Abbott is scheduled to speak at a National Rifle Association Convention on Friday along with Sen. Ted Cruz, R-Texas, seen throwing a tantrum in the video above.

Responding to the shooting on Twitter, Cruz offered a version of the canned “thoughts and prayers” response Republicans tend to deploy after shootings to avoid actually doing anything substantive.

That wasn’t surprising. Like Abbott, Cruz acts like a shill for the gun lobby, which he’s demonstrated through his repeated efforts to block gun safety measures. And speaking to reporters Tuesday afternoon, Cruz made it clear we shouldn’t expect the most recent mass shooting in his state to move him in any way. 

“Inevitably when there’s a murder of this kind, you see politicians try to politicize it, you see Democrats and a lot of folks in the media whose immediate solution is to try to restrict the constitutional rights of law-abiding citizens,” Cruz said. “That doesn’t work. It’s not effective. It doesn’t prevent crime.”

That claim is ironic coming from Cruz, who frequently poses as a supporter of law enforcement. If he were as attuned to the needs of police as he often suggests, he’d know law enforcement groups tend to back certain gun safety measures

But Cruz’s stance is typical of conservatives when it comes to gun safety: They’re careless about who carries the burden for their perverted affinity for guns. That probably explains why Cruz proposed adding armed law enforcement to school campuses as a simple solution to mass shootings, despite the fact the gunman in Tuesday's shooting reportedly got past armed police officers.

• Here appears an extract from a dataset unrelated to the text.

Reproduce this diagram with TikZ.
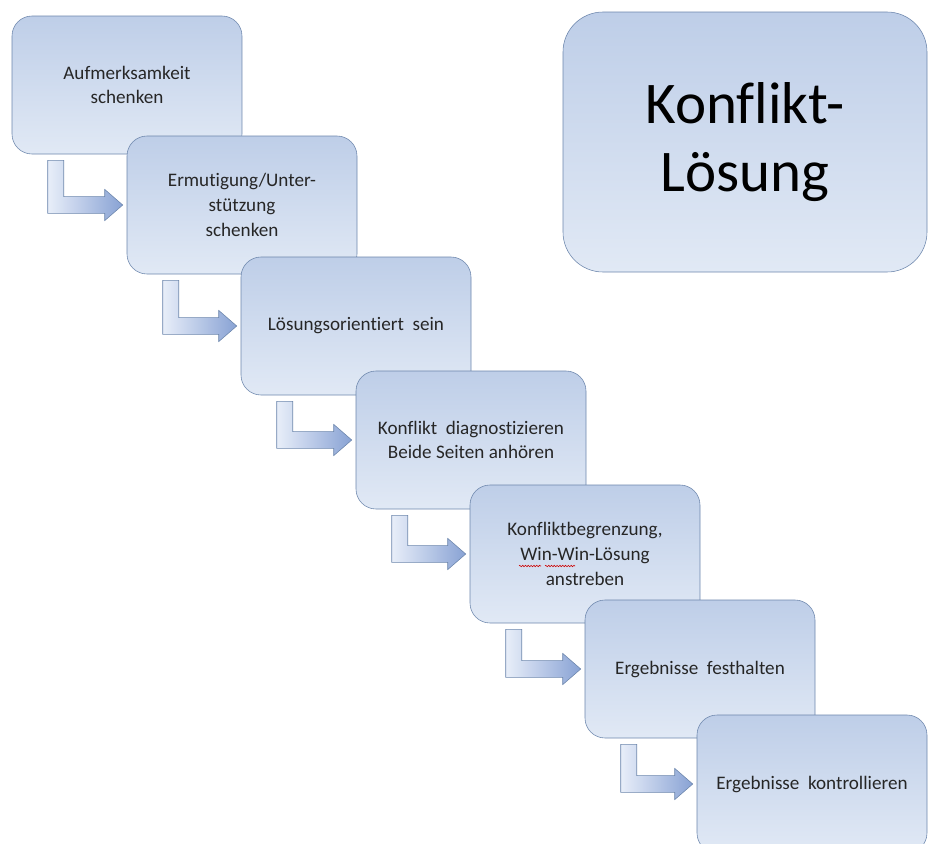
\documentclass[tikz,border=0pt]{standalone}
\usepackage{fontspec}
\setmainfont{Carlito}[Ligatures=NoCommon]
\usepackage{xcolor}
\usetikzlibrary{calc,decorations.pathmorphing}

\definecolor{boxtop}{RGB}{190,206,232}
\definecolor{boxbot}{RGB}{225,233,245}
\definecolor{boxline}{RGB}{108,134,172}
\definecolor{arrlight}{RGB}{232,238,249}
\definecolor{arrdark}{RGB}{136,162,212}

% bent block arrow from below box #1 to the left side of box #2
\newcommand{\bentarrow}[2]{%
  \path[bent] let \p1=(#1.south west), \p2=(#2.west) in
    (\x1+0.9cm,\y1-0.15cm) -- (\x1+1.3cm,\y1-0.15cm) -- (\x1+1.3cm,\y2+0.21cm)
    -- (\x2-0.55cm,\y2+0.21cm) -- (\x2-0.55cm,\y2+0.39cm) -- (\x2-0.1cm,\y2)
    -- (\x2-0.55cm,\y2-0.39cm) -- (\x2-0.55cm,\y2-0.21cm) -- (\x1+0.9cm,\y2-0.21cm) -- cycle;}

\begin{document}
\begin{tikzpicture}[
  stepbox/.style={rectangle, rounded corners=0.5cm, draw=boxline, thin,
             top color=boxtop, bottom color=boxbot, align=center,
             minimum width=5.75cm, minimum height=3.45cm, text=black!85,
             font=\fontsize{13.6}{17.5}\selectfont},
  titlebox/.style={rectangle, rounded corners=1cm, draw=boxline, thin,
             top color=boxtop, bottom color=boxbot, align=center,
             minimum width=9.1cm, minimum height=6.5cm,
             font=\fontsize{42}{48}\selectfont},
  bent/.style={draw=boxline, thin, left color=arrlight, right color=arrdark},
  squiggle/.style={red!80!black, line width=0.4pt,
             decorate, decoration={snake, amplitude=0.5pt, segment length=2pt}},
]
\useasboundingbox (0,0) rectangle (23.2,-21.1);

\node[titlebox] (title) at (18.625,-3.55) {Konflikt-\\Lösung};

\node[stepbox] (s1) at (3.175,-2.125)  {Aufmerksamkeit\\schenken};
\node[stepbox] (s2) at (6.05,-5.125)   {Ermutigung/Unter-\\stützung\\schenken};
\node[stepbox] (s3) at (8.9,-8.15)     {Lösungsorientiert\ \ sein};
\node[stepbox] (s4) at (11.775,-11.0)  {Konflikt\ \ diagnostizieren\\Beide Seiten anhören};
\node[stepbox] (s5) at (14.625,-13.85) {Konfliktbegrenzung,\\Win-Win-Lösung\\anstreben};
\node[stepbox] (s6) at (17.5,-16.725)  {Ergebnisse\ \ festhalten};
\node[stepbox] (s7) at (20.3,-19.6)    {Ergebnisse\ \ kontrollieren};

\bentarrow{s1}{s2}
\bentarrow{s2}{s3}
\bentarrow{s3}{s4}
\bentarrow{s4}{s5}
\bentarrow{s5}{s6}
\bentarrow{s6}{s7}

% spell-check marks under Win-Win
\coordinate (ww) at ($(s5.center)+(-1.65,-0.3)$);
\draw[squiggle] (ww) -- ++(0.55,0);
\draw[squiggle] ($(ww)+(0.65,0)$) -- ++(0.75,0);
\end{tikzpicture}
\end{document}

As my colleague Steve Benen wrote for the MaddowBlog, Texas Attorney General Ken Paxton joined Cruz in suggesting more guns are needed in schools — except Paxton said teachers should be armed.

If it's not abundantly clear by now, the GOP is desperately trying to avoid criticizing guns. Another Texas Republican, Rep. Brian Babin, even tied love for guns to Christ on Tuesday, appearing on the right-wing network Newsmax to suggest that the love of guns is interwoven with America’s “Judeo-Christian foundation.” 

As we listen to these deluded theories, it's important to note that Republicans aren’t just obstacles to progress; they’re literally backing laws that make massacres like Tuesday’s possible. The shooter was reportedly able to acquire his gun because Abbott signed a law last September that lowered the age someone can purchase a handgun without needing a permit from 21 to 18.

Through its policies, the Republican Party has become an accomplice to a plague — gun violence — that’s afflicted the U.S. for centuries. And despite children and teachers being gunned down in a classroom, Texas Republicans have no plans to change that.